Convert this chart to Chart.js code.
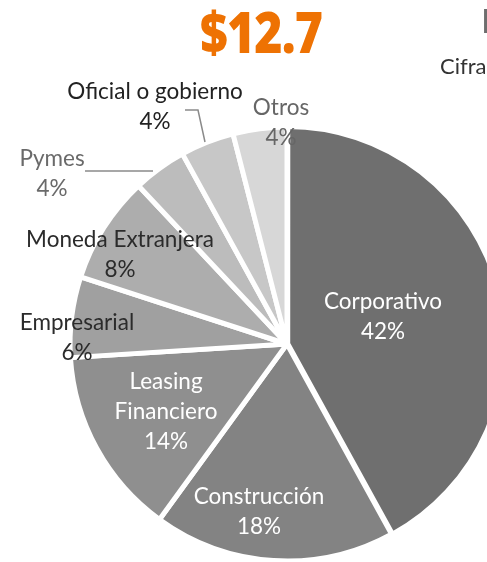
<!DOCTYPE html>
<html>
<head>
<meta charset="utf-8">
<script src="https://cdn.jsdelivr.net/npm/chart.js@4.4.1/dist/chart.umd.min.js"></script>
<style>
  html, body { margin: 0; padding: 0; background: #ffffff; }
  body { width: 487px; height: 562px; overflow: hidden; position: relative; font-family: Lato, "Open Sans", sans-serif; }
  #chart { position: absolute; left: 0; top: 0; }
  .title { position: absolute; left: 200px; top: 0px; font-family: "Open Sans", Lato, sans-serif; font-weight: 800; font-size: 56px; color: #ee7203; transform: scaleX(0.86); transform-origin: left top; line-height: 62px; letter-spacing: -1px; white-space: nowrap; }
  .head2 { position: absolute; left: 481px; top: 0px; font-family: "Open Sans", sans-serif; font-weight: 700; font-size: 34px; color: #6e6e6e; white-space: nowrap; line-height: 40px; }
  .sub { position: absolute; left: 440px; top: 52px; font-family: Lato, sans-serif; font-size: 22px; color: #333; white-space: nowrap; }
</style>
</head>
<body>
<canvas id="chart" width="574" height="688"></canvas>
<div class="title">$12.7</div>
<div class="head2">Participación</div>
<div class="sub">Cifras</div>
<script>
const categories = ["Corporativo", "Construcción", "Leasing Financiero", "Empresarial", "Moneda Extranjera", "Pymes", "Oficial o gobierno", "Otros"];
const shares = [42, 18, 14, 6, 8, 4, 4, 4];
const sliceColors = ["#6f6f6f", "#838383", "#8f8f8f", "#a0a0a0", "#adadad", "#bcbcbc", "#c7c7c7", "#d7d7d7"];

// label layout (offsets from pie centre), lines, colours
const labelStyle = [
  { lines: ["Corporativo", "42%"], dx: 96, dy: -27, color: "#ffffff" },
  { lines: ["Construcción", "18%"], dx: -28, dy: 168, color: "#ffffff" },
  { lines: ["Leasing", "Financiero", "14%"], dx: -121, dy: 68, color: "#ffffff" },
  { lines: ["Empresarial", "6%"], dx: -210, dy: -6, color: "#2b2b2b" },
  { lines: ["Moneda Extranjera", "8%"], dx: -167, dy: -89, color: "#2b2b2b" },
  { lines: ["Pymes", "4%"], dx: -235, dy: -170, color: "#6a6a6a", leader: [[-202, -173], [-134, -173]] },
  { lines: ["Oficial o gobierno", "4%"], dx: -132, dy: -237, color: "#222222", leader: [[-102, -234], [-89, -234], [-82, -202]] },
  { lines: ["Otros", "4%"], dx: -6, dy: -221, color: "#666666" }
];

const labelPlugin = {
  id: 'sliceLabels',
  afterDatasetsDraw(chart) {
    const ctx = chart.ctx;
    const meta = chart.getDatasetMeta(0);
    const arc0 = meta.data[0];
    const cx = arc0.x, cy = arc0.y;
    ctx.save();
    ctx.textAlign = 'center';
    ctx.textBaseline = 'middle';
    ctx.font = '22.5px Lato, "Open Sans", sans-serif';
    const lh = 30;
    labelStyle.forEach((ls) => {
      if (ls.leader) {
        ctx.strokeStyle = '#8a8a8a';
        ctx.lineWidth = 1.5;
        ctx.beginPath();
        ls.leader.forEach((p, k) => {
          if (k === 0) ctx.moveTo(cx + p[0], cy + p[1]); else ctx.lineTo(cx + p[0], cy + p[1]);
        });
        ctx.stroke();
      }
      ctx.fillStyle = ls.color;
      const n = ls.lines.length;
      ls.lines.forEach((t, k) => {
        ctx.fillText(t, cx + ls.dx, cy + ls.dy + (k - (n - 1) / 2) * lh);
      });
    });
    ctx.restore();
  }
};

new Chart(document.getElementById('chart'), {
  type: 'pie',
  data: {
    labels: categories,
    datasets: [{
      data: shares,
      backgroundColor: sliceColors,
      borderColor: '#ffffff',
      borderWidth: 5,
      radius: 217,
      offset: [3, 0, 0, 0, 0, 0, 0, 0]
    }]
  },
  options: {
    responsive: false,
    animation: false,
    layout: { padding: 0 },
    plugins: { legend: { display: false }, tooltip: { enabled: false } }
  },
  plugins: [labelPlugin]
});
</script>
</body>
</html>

::::::

▸ **WHAT THE EXERCISE ASKS**
In this exercise, set down all of the data exactly, without the pictures.

▸ **SOLUTION**
Convert this chart to Chart.js code.
<!DOCTYPE html>
<html>
<head>
<meta charset="utf-8">
<script src="https://cdn.jsdelivr.net/npm/chart.js@4.4.1/dist/chart.umd.min.js"></script>
<style>
  html, body { margin: 0; padding: 0; background: #ffffff; }
  body { width: 487px; height: 562px; overflow: hidden; position: relative; font-family: Lato, "Open Sans", sans-serif; }
  #chart { position: absolute; left: 0; top: 0; }
  .title { position: absolute; left: 200px; top: 0px; font-family: "Open Sans", Lato, sans-serif; font-weight: 800; font-size: 56px; color: #ee7203; transform: scaleX(0.86); transform-origin: left top; line-height: 62px; letter-spacing: -1px; white-space: nowrap; }
  .head2 { position: absolute; left: 481px; top: 0px; font-family: "Open Sans", sans-serif; font-weight: 700; font-size: 34px; color: #6e6e6e; white-space: nowrap; line-height: 40px; }
  .sub { position: absolute; left: 440px; top: 52px; font-family: Lato, sans-serif; font-size: 22px; color: #333; white-space: nowrap; }
</style>
</head>
<body>
<canvas id="chart" width="574" height="688"></canvas>
<div class="title">$12.7</div>
<div class="head2">Participación</div>
<div class="sub">Cifras</div>
<script>
const categories = ["Corporativo", "Construcción", "Leasing Financiero", "Empresarial", "Moneda Extranjera", "Pymes", "Oficial o gobierno", "Otros"];
const shares = [42, 18, 14, 6, 8, 4, 4, 4];
const sliceColors = ["#6f6f6f", "#838383", "#8f8f8f", "#a0a0a0", "#adadad", "#bcbcbc", "#c7c7c7", "#d7d7d7"];

// label layout (offsets from pie centre), lines, colours
const labelStyle = [
  { lines: ["Corporativo", "42%"], dx: 96, dy: -27, color: "#ffffff" },
  { lines: ["Construcción", "18%"], dx: -28, dy: 168, color: "#ffffff" },
  { lines: ["Leasing", "Financiero", "14%"], dx: -121, dy: 68, color: "#ffffff" },
  { lines: ["Empresarial", "6%"], dx: -210, dy: -6, color: "#2b2b2b" },
  { lines: ["Moneda Extranjera", "8%"], dx: -167, dy: -89, color: "#2b2b2b" },
  { lines: ["Pymes", "4%"], dx: -235, dy: -170, color: "#6a6a6a", leader: [[-202, -173], [-134, -173]] },
  { lines: ["Oficial o gobierno", "4%"], dx: -132, dy: -237, color: "#222222", leader: [[-102, -234], [-89, -234], [-82, -202]] },
  { lines: ["Otros", "4%"], dx: -6, dy: -221, color: "#666666" }
];

const labelPlugin = {
  id: 'sliceLabels',
  afterDatasetsDraw(chart) {
    const ctx = chart.ctx;
    const meta = chart.getDatasetMeta(0);
    const arc0 = meta.data[0];
    const cx = arc0.x, cy = arc0.y;
    ctx.save();
    ctx.textAlign = 'center';
    ctx.textBaseline = 'middle';
    ctx.font = '22.5px Lato, "Open Sans", sans-serif';
    const lh = 30;
    labelStyle.forEach((ls) => {
      if (ls.leader) {
        ctx.strokeStyle = '#8a8a8a';
        ctx.lineWidth = 1.5;
        ctx.beginPath();
        ls.leader.forEach((p, k) => {
          if (k === 0) ctx.moveTo(cx + p[0], cy + p[1]); else ctx.lineTo(cx + p[0], cy + p[1]);
        });
        ctx.stroke();
      }
      ctx.fillStyle = ls.color;
      const n = ls.lines.length;
      ls.lines.forEach((t, k) => {
        ctx.fillText(t, cx + ls.dx, cy + ls.dy + (k - (n - 1) / 2) * lh);
      });
    });
    ctx.restore();
  }
};

new Chart(document.getElementById('chart'), {
  type: 'pie',
  data: {
    labels: categories,
    datasets: [{
      data: shares,
      backgroundColor: sliceColors,
      borderColor: '#ffffff',
      borderWidth: 5,
      radius: 217,
      offset: [3, 0, 0, 0, 0, 0, 0, 0]
    }]
  },
  options: {
    responsive: false,
    animation: false,
    layout: { padding: 0 },
    plugins: { legend: { display: false }, tooltip: { enabled: false } }
  },
  plugins: [labelPlugin]
});
</script>
</body>
</html>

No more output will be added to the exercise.